With few exceptions, the texts in NL corpora have previously been published. From a legal point of view,
this implies that any use of electronic copies should adhere to copyright
rules and regulations. In most
countries copyright laws were passed long before the era of electronic publishing. However, laws designed
to protect printed materials may not be optimal for the protection of machine readable text. Neither is it
obvious how abuse of electronic texts can be detected and prevented. These problems have impeded the
distribution of NL corpora quite considerably and it would be optimistic to suggest that all problems are
close to a solution.
For SL corpora the legal issues are even less well understood. Has a speaker who is recorded while
reading sentences presented by an experimenter any legal rights with respect to the sounds produced?

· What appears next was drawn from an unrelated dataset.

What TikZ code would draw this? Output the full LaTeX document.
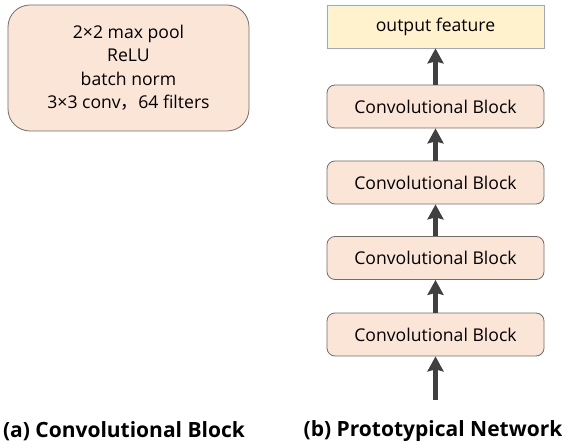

Recordings of spontaneous speech are even more complex in this respect, since a speaker might claim
rights as to the contexts and details of the formulations used. If speakers are recruited to contribute to a
SL corpus, legal problems can be avoided by requesting them to sign a consent form. Building corpora
from existing recordings (e.g. from radio and television broadcasts) is more difficult in this respect,
because it may not always be feasible to contact all relevant speakers. Under the law of EU countries
unauthorised re-broadcast of recordings made from radio or television is illegal. It is less clear what the
legal status is of limited redistribution of recordings for research and development in speech science and
technology. For more information on this topic, we refer to Section 4.3.4.